>> start

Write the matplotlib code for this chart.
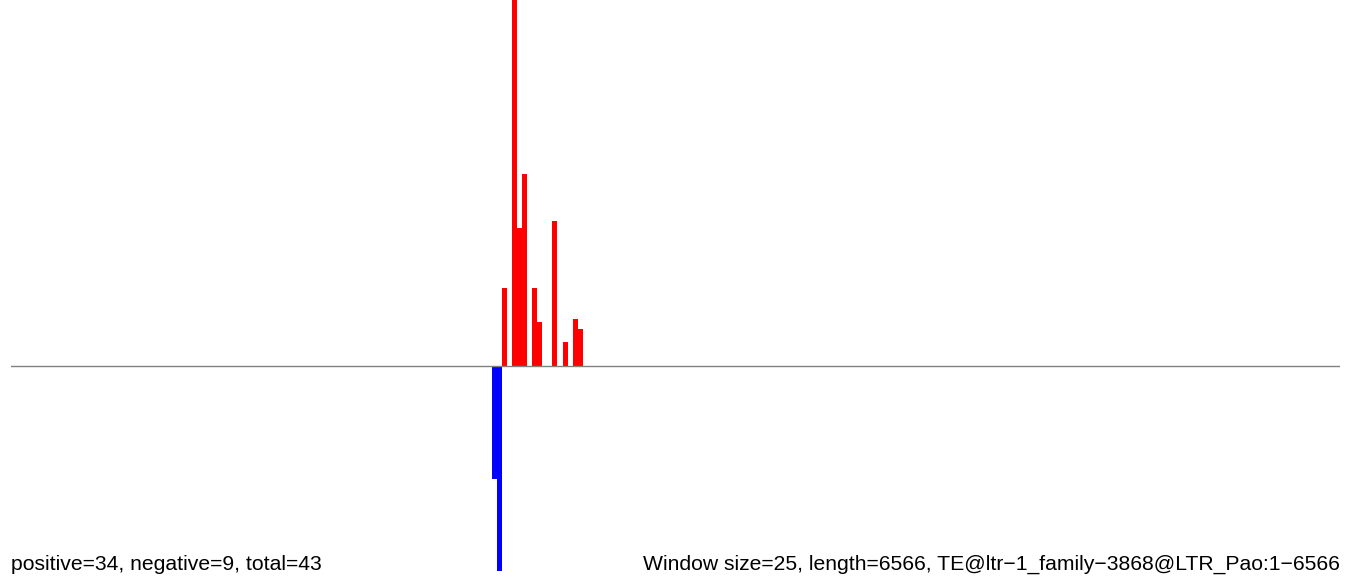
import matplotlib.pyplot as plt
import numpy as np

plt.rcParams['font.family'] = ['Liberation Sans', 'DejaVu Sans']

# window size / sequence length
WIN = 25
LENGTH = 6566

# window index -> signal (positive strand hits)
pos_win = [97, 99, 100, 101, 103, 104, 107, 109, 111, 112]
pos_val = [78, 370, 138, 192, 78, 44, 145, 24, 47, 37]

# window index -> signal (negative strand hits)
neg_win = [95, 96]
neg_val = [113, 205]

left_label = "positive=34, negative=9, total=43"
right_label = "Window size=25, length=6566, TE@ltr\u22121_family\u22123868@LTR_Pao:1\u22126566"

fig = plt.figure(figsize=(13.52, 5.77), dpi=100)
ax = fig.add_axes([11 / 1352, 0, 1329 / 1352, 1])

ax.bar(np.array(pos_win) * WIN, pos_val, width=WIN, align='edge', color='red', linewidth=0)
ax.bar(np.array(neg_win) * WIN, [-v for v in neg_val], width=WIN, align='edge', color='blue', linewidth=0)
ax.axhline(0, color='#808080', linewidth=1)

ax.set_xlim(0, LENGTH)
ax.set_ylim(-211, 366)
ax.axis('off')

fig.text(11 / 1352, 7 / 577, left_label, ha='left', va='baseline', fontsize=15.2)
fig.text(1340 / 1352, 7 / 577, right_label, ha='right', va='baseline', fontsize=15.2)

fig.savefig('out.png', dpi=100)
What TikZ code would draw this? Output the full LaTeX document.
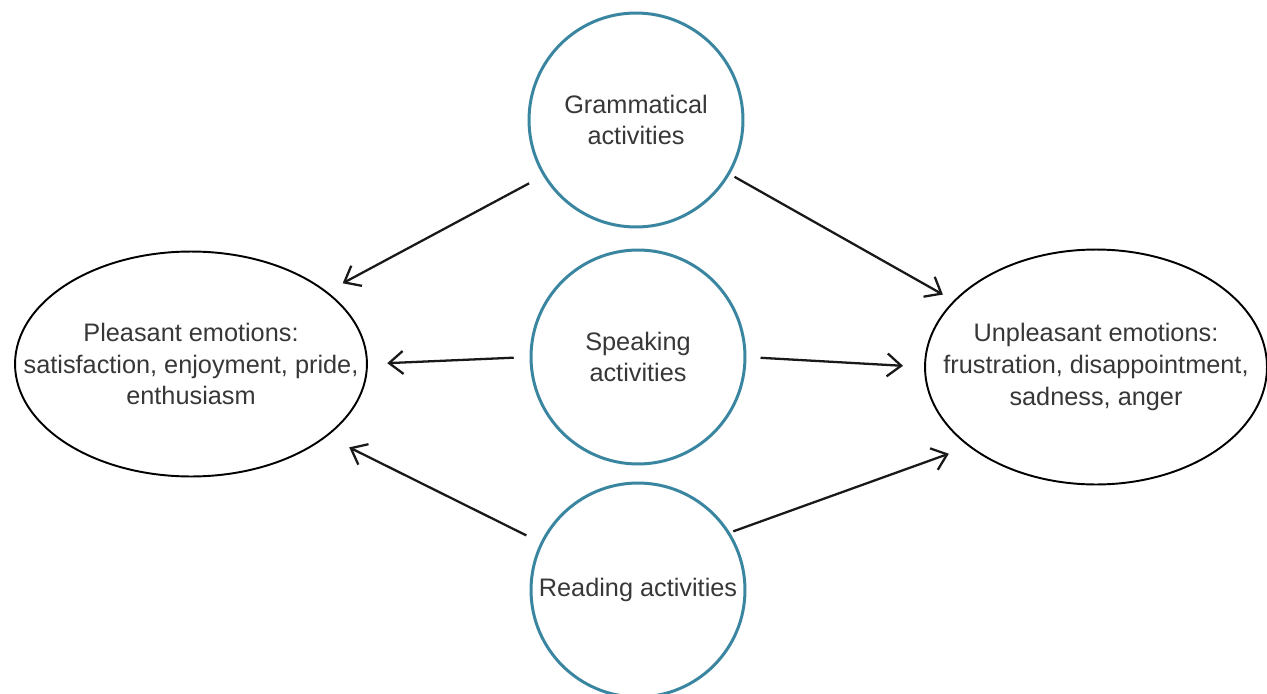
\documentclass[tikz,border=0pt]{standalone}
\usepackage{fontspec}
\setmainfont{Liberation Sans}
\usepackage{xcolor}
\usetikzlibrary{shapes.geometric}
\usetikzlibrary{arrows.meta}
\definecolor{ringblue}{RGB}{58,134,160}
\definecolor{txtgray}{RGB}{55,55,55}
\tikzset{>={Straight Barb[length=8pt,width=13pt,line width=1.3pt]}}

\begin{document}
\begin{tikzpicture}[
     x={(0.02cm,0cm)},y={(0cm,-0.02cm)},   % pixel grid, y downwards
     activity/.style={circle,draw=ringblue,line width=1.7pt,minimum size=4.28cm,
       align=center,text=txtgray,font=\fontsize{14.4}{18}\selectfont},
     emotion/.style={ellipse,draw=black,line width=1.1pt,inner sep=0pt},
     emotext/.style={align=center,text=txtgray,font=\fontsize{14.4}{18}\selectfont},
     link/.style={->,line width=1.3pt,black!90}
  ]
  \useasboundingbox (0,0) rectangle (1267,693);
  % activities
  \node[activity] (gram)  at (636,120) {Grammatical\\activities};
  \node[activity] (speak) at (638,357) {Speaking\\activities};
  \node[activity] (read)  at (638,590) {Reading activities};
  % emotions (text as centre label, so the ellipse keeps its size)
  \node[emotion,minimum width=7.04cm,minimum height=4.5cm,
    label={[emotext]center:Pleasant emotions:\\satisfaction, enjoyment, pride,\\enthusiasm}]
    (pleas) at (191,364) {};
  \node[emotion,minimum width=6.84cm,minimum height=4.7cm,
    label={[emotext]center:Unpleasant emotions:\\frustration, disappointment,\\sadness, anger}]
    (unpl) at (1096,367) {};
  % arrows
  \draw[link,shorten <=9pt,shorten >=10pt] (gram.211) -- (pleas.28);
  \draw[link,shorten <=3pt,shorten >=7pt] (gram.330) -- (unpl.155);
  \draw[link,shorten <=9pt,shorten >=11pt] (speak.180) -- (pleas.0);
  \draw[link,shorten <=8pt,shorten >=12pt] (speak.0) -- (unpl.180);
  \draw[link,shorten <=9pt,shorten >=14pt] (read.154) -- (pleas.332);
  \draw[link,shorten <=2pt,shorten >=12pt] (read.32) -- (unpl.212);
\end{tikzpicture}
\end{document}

>> end

◆ DESCRIPTION OF THE TASK ◆
Leave images out of the retyped records; keep all else exact.

◆ EXERCISE SOLUTION ◆
Write the matplotlib code for this chart.
import matplotlib.pyplot as plt
import numpy as np

plt.rcParams['font.family'] = ['Liberation Sans', 'DejaVu Sans']

# window size / sequence length
WIN = 25
LENGTH = 6566

# window index -> signal (positive strand hits)
pos_win = [97, 99, 100, 101, 103, 104, 107, 109, 111, 112]
pos_val = [78, 370, 138, 192, 78, 44, 145, 24, 47, 37]

# window index -> signal (negative strand hits)
neg_win = [95, 96]
neg_val = [113, 205]

left_label = "positive=34, negative=9, total=43"
right_label = "Window size=25, length=6566, TE@ltr\u22121_family\u22123868@LTR_Pao:1\u22126566"

fig = plt.figure(figsize=(13.52, 5.77), dpi=100)
ax = fig.add_axes([11 / 1352, 0, 1329 / 1352, 1])

ax.bar(np.array(pos_win) * WIN, pos_val, width=WIN, align='edge', color='red', linewidth=0)
ax.bar(np.array(neg_win) * WIN, [-v for v in neg_val], width=WIN, align='edge', color='blue', linewidth=0)
ax.axhline(0, color='#808080', linewidth=1)

ax.set_xlim(0, LENGTH)
ax.set_ylim(-211, 366)
ax.axis('off')

fig.text(11 / 1352, 7 / 577, left_label, ha='left', va='baseline', fontsize=15.2)
fig.text(1340 / 1352, 7 / 577, right_label, ha='right', va='baseline', fontsize=15.2)

fig.savefig('out.png', dpi=100)
What TikZ code would draw this? Output the full LaTeX document.
\documentclass[tikz,border=0pt]{standalone}
\usepackage{fontspec}
\setmainfont{Liberation Sans}
\usepackage{xcolor}
\usetikzlibrary{shapes.geometric}
\usetikzlibrary{arrows.meta}
\definecolor{ringblue}{RGB}{58,134,160}
\definecolor{txtgray}{RGB}{55,55,55}
\tikzset{>={Straight Barb[length=8pt,width=13pt,line width=1.3pt]}}

\begin{document}
\begin{tikzpicture}[
     x={(0.02cm,0cm)},y={(0cm,-0.02cm)},   % pixel grid, y downwards
     activity/.style={circle,draw=ringblue,line width=1.7pt,minimum size=4.28cm,
       align=center,text=txtgray,font=\fontsize{14.4}{18}\selectfont},
     emotion/.style={ellipse,draw=black,line width=1.1pt,inner sep=0pt},
     emotext/.style={align=center,text=txtgray,font=\fontsize{14.4}{18}\selectfont},
     link/.style={->,line width=1.3pt,black!90}
  ]
  \useasboundingbox (0,0) rectangle (1267,693);
  % activities
  \node[activity] (gram)  at (636,120) {Grammatical\\activities};
  \node[activity] (speak) at (638,357) {Speaking\\activities};
  \node[activity] (read)  at (638,590) {Reading activities};
  % emotions (text as centre label, so the ellipse keeps its size)
  \node[emotion,minimum width=7.04cm,minimum height=4.5cm,
    label={[emotext]center:Pleasant emotions:\\satisfaction, enjoyment, pride,\\enthusiasm}]
    (pleas) at (191,364) {};
  \node[emotion,minimum width=6.84cm,minimum height=4.7cm,
    label={[emotext]center:Unpleasant emotions:\\frustration, disappointment,\\sadness, anger}]
    (unpl) at (1096,367) {};
  % arrows
  \draw[link,shorten <=9pt,shorten >=10pt] (gram.211) -- (pleas.28);
  \draw[link,shorten <=3pt,shorten >=7pt] (gram.330) -- (unpl.155);
  \draw[link,shorten <=9pt,shorten >=11pt] (speak.180) -- (pleas.0);
  \draw[link,shorten <=8pt,shorten >=12pt] (speak.0) -- (unpl.180);
  \draw[link,shorten <=9pt,shorten >=14pt] (read.154) -- (pleas.332);
  \draw[link,shorten <=2pt,shorten >=12pt] (read.32) -- (unpl.212);
\end{tikzpicture}
\end{document}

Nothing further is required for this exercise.